6.) Make your second angled cut. This yields the rough piece. A parallelogram faced prism.
7.) Measure across the closer corners on your piece.
8.) Subtract from that the distance between the ways you got earlier, plus a little more for clearance..
9.) That gives you the amount you need to mill off of the two corners. Divide that by 2 to get the amount you need to mill off each corner.
10.) Set the part up in your mill vise, adjusting the long edge of your part against a combination square's 45 degree edge to clamp it at that angle.
11.) Mill down to your depth figure (in step 9).
12.) Flip the part and mill down the other corner to your figure. Done.
vtsteam:
The steady in position with the clamp piece securing under the ways. Quite convenient to put the steady in place. The clamp turns sideways to pass through the slot in the ways, then rotates to lock against the shears as you tighten the bolt.
In fact I'm considering replacing the clamp on both my other steady rest and the tailstock, which use a cast Craftsman/Atlas style slotted piece and bolt under, also shown below.
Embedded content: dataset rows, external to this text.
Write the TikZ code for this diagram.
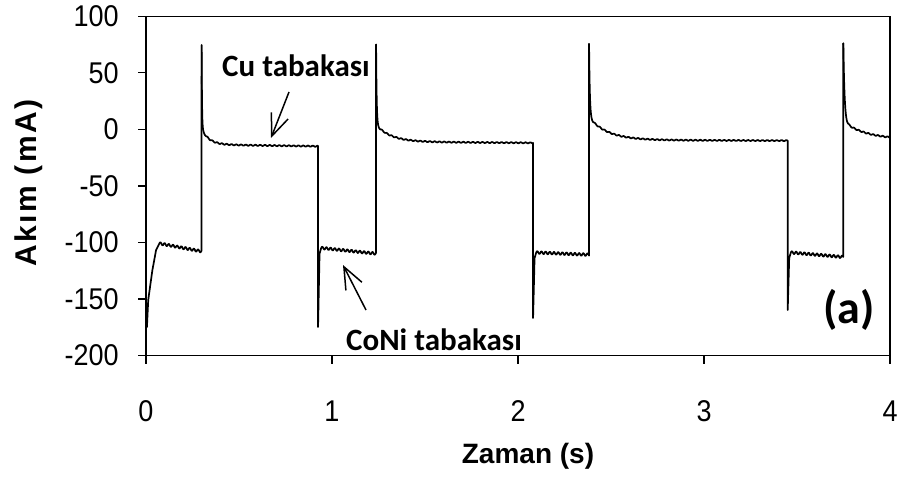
\documentclass[tikz,border=0pt]{standalone}
\usepackage{fontspec}
\setmainfont{Liberation Sans}
\newfontfamily\notefont{Carlito}
\newfontfamily\spacedfont{Liberation Sans}[LetterSpace=8]
\usetikzlibrary{arrows.meta}

\tikzset{
  axis/.style={line width=0.7pt},
  trace/.style={line width=0.85pt, line join=round, line cap=round},
  ticklab/.style={inner sep=0pt, xscale=0.9, transform shape, font=\fontsize{15}{17}\selectfont},
  axtitle/.style={inner sep=0pt, font=\fontsize{14}{16}\selectfont\bfseries},
  ytitle/.style={inner sep=0pt, rotate=90, font=\fontsize{15}{17}\selectfont\spacedfont\bfseries},
  note/.style={inner sep=0pt, anchor=base, font=\fontsize{15.5}{18}\selectfont\notefont\bfseries},
  pointer/.style={line width=0.75pt, -{Straight Barb[length=11pt,width=9pt]}}
}

\begin{document}
\begin{tikzpicture}[x=0.5pt, y=-0.5pt]
  \useasboundingbox (0,0) rectangle (908,481);

  \begin{scope}[shift={(146,129.3)}, x=93pt, y=0.565pt]
    % frame and ticks
    \draw[axis] (0,-200) rectangle (4,100);
    \foreach \y [count=\i] in {-200,-150,...,100}{
      \draw[axis] (0,\y) -- ++(-4pt,0);
      \node[ticklab, anchor=east] (ylab\i) at ([xshift=-13.5pt]0,\y) {\y};
    }
    \foreach \x in {0,...,4}{
      \draw[axis] (\x,-200) -- ++(0,-4.5pt);
      \node[ticklab] (xlab\x) at ([yshift=-28pt]\x,-200) {\x};
    }

    % first CoNi layer
    \draw[trace] (0.005,-175) -- (0.012,-151) -- (0.034,-125) -- (0.054,-107) -- (0.072,-101)
      -- plot[domain=0.072:0.299, samples=70] (\x,{-101-7*(\x-0.072)/0.227+1.2*sin((\x-0.072)*16000)})
      -- (0.299,74.5);

    % CoNi layers
    \foreach \ts/\ytop/\dip/\ya/\te/\yb/\peak in {0.925/-15/-175/-105/1.237/-110/75,
        2.081/-12/-167/-109/2.382/-111/75.5, 3.45/-10/-160/-109/3.749/-113/76}{
      \pgfmathsetmacro\tb{\ts+0.017}
      \draw[trace] (\ts,\ytop) -- (\ts,\dip) -- (\ts+0.008,\ya-5) -- (\tb,\ya)
        -- plot[domain=\tb:\te, samples=90] (\x,{\ya+((\yb)-(\ya))*(\x-\tb)/(\te-\tb)+1.2*sin((\x-\tb)*16000)})
        -- (\te,\peak);
    }

    % Cu layers
    \foreach \tc/\dur/\lev/\slope/\ampA/\tauA/\ampB/\tauB in {0.299/0.626/-13.5/-2.4/74/0.002/14/0.04,
        1.237/0.844/-11/-1.2/71/0.003/15/0.08, 2.382/1.068/-9.5/-0.5/65/0.004/20/0.1,
        3.749/0.251/-9/0/69/0.0064/16/0.12}{
      \draw[trace] plot[domain=0:1, samples=300, variable=\q]
        ({\tc+\dur*\q*\q}, {\lev+(\slope)*\dur*\q*\q+\ampA*exp(max(-9,-\dur*\q*\q/\tauA))+\ampB*exp(max(-9,-\dur*\q*\q/\tauB))+0.5*sin(14000*\dur*\q*\q)});
    }
  \end{scope}

  % titles
  \node[ytitle] (ytitle) at (29,183) {Akım (mA)};
  \node[axtitle, anchor=base] (xtitle) at (528,463) {Zaman (s)};

  % notes
  \node[note] (cu) at (296,76) {Cu tabakası};
  \node[note] (coni) at (434,350) {CoNi tabakası};
  \node[note, font=\fontsize{23}{26}\selectfont\notefont\bfseries] (panel) at (849,323) {(a)};

  \coordinate (cutail) at (289,92);
  \coordinate (cutip) at (271,138);
  \coordinate (conitail) at (366,310);
  \coordinate (conitip) at (343,265);
  \draw[pointer] (cutail) -- (cutip);
  \draw[pointer] (conitail) -- (conitip);
\end{tikzpicture}
\end{document}
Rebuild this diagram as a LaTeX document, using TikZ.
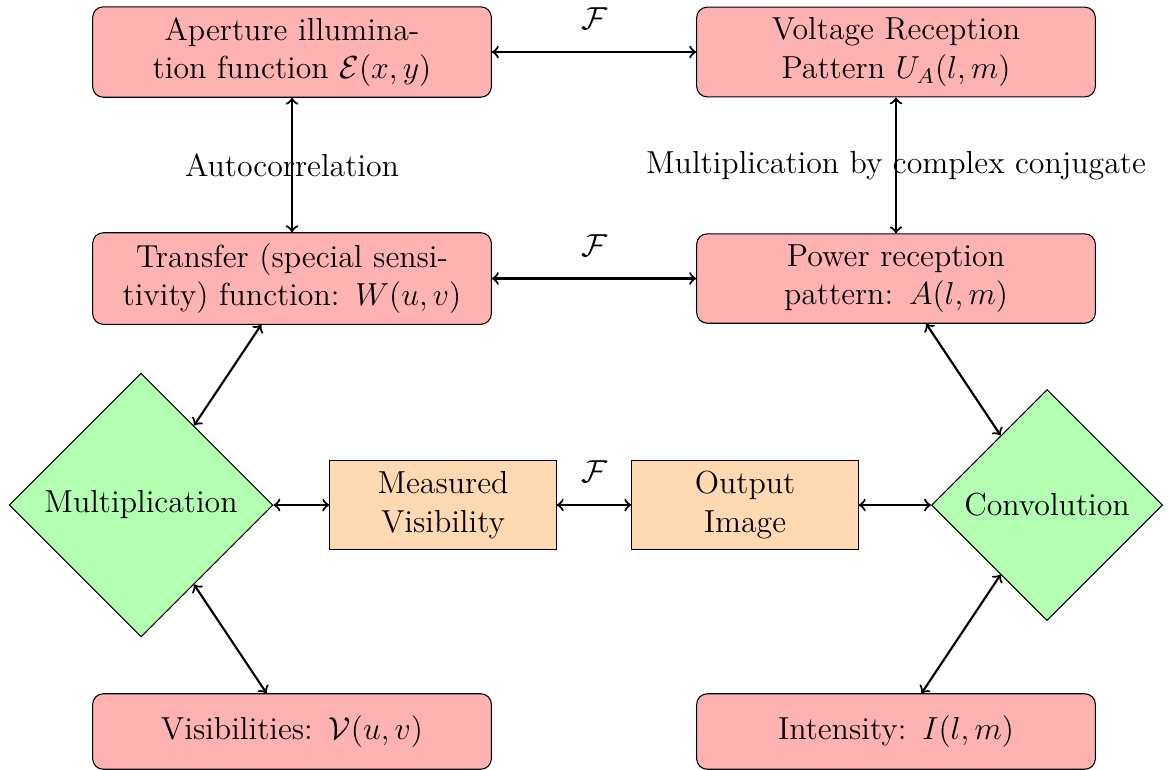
\documentclass[12pt,tikz,border=0pt]{standalone}
\usepackage{amsmath, amssymb}
\usepackage{tikz}
\usetikzlibrary{shapes.geometric}
\tikzset{
  block/.style={draw, rounded corners, fill=red!30, text width=5cm, align=center, minimum height=1cm},
  decision/.style={draw, diamond, aspect=1, fill=green!30},
  midbox/.style={draw, fill=orange!30, minimum width=3cm, align=center},
  link/.style={<->, thick},
  ft/.style={above=4pt}
}

\begin{document}
\begin{tikzpicture}
\useasboundingbox (-3.868,0.689) rectangle (11.629,-9.497);
\path (0,0) node[block] (aper) {Aperture illumina-\\tion function $\mathcal{E}(x,y)$};
\path (8,0) node[block] (volt) {Voltage Reception\\Pattern $U_A(l,m)$};
\path (0,-3) node[block] (trans) {Transfer (special sensi-\\tivity) function: $W(u,v)$};
\path (8,-3) node[block] (power) {Power reception\\pattern: $A(l,m)$};
\path (-2,-6) node[decision] (mult) {Multiplication};
\path (2,-6) node[midbox] (meas) {Measured\\Visibility};
\path (6,-6) node[midbox] (outimg) {Output\\Image};
\path (10,-6) node[decision] (conv) {Convolution};
\path (0,-9) node[block] (vis) {Visibilities: $\mathcal{V}(u,v)$};
\path (8,-9) node[block] (inten) {Intensity: $I(l,m)$};

\draw[link] (aper) -- node[ft] {$\mathcal{F}$} (volt);
\draw[link] (aper) -- node {Autocorrelation} (trans);
\draw[link] (volt) -- node {Multiplication by complex conjugate} (power);
\draw[link] (trans) -- node[ft] {$\mathcal{F}$} (power);
\draw[link] (trans) -- (mult);
\draw[link] (power) -- (conv);
\draw[link] (mult) -- (meas);
\draw[link] (meas) -- node[ft] {$\mathcal{F}$} (outimg);
\draw[link] (outimg) -- (conv);
\draw[link] (mult) -- (vis);
\draw[link] (conv) -- (inten);
\end{tikzpicture}
\end{document}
That type requires sliding the loosened assembly on from the end of the bed, or assembling it on the bed from separated parts -- inconvenient and messy. When sliding on from the end, it often rocks and catches, or slips wrong way around, and you can't turn it to the correct orientation without removing the whole unit and starting again.
vtsteam:
I just finished the second Tee rest for the new steady. This one is substantial, made of 3/8" bar brazed to a 3/4" post. It's angled in toward the lathe center 10 degrees. I hope it will work well for metal turning with a graver. We'll soon find out. It may need some beveling on the top edge..... or not. Don't know yet
And a photo of the metal turning rest and wood turning rest, ready to try out.